Treatments can only occur during the growing season. These treatments apply pesticides inside the trunk of the tree to avoid environmental contamination and kill EAB larvae under the tree’s bark. Treatments are made by certified personnel using protocols approved by the US Forest Service.

Emerald ash borer was first discovered in the United States in southeastern Michigan, near Detroit. It has since spread in every direction and is now chewing its way through North Carolina’s forests.

While ash trees are not one of our region’s most abundant trees, they are important to the ecosystem of Pisgah National Forest. Ash trees grow in rich coves and slopes, and WNC has three native species of ash: white ash, green ash and Biltmore ash.
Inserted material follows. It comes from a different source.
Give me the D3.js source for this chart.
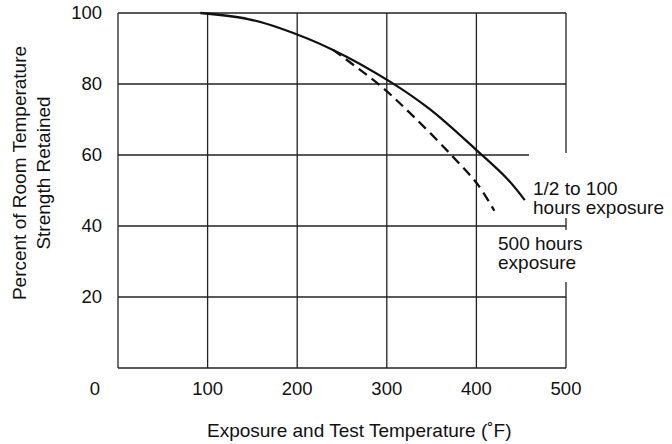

Over 40 native insect species rely on the ash trees for food and breeding sites, and these helpful insects provide food for native birds and mammals. Ash trees also provide shelter, the trunks often develop trunk cavities that are perfect spaces for woodpeckers, owls, nuthatches and squirrels to cozy up in on a winter evening. Even black bears can use hollow old growth ash trunks for winter hibernation. Losing these trees would be a major ecological loss.

However, there is hope for saving the ash tree. The Emerald Ash Borer is a fast and furious pest. It moves through large swathes of land quickly, feeds, destroys and then moves on. We hope that by protecting these trees for a few crucial years these seed trees can re-populate our forests with ash.